Unknown maker. I found this painted wooden goose somewhere in some trash or some abandoned house. I like ducks & geese & I like this little guy.

Unknown maker. My parents hand-carried several sculptures back to the U.S. from Haiti when we were passing through in 1960. This was one of them. I can't remember how it came to be in my possession. All the rest are still at mom's house.
Jakub Kalousek.

Jakub Kalousek.

Jakub Kalousek.
John Chiara. John lives at Developing Environments, where I lived from about 2000-2003. John was a big fan of my varnish paintings & ended up buying several of them over the years. I could only afford one of his giant photos, this one of a fish. We finally realized that he was trying to make photos that looked like my paintings, and I was trying to make paintings like his photos - so we finally collaborated a little.

Unknown maker. When my grandmother, Margarethe Eitel Stapels, married for the second time, to Aloysius J. (Al) Petry, someone made these two 15" high doll likenesses of them in their wedding finery. I guess they must have commissioned these to be made. The clothing etc is pretty accurate in its way. They're a little freaky, which is why I like them.

Zdenek Hula. Zdenek's a sculptor & printmaker friend of mine who also runs Galerie H in Kostelec nad Cernymi Lesy, CZ.

Thomas Lowe Taylor (Anabasis). Tom's a poet, photographer & visionary living north of Portland Oregon.

Unknown maker. Just a typically bad "impressionist" painting of a French or Italian street scene that I found in the trash, but I have a fair share of respect for people who can paint like this (I probably can't do as well) and the painting does brighten up the backyard patio, so I think it has as much right as anything else to be here in the Museum.
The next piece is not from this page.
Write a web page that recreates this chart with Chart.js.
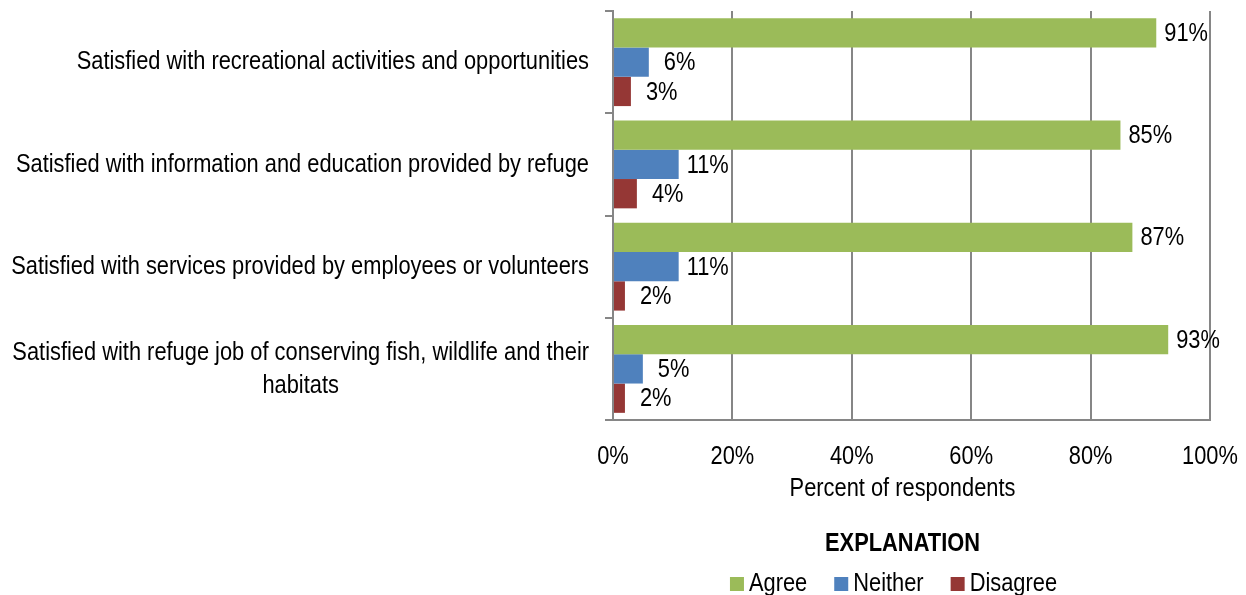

Megan Wilson. Megan painted & freely distributed hundreds of similar signs, each one unique, for her Home project. I got one because I had recently been evicted & so was sort of a victim of gentrification. Actually I have two: one large red one is lost somewhere in my studio; this one is mounted prominently on the outside of the studio, which feels a little like home because I built it myself.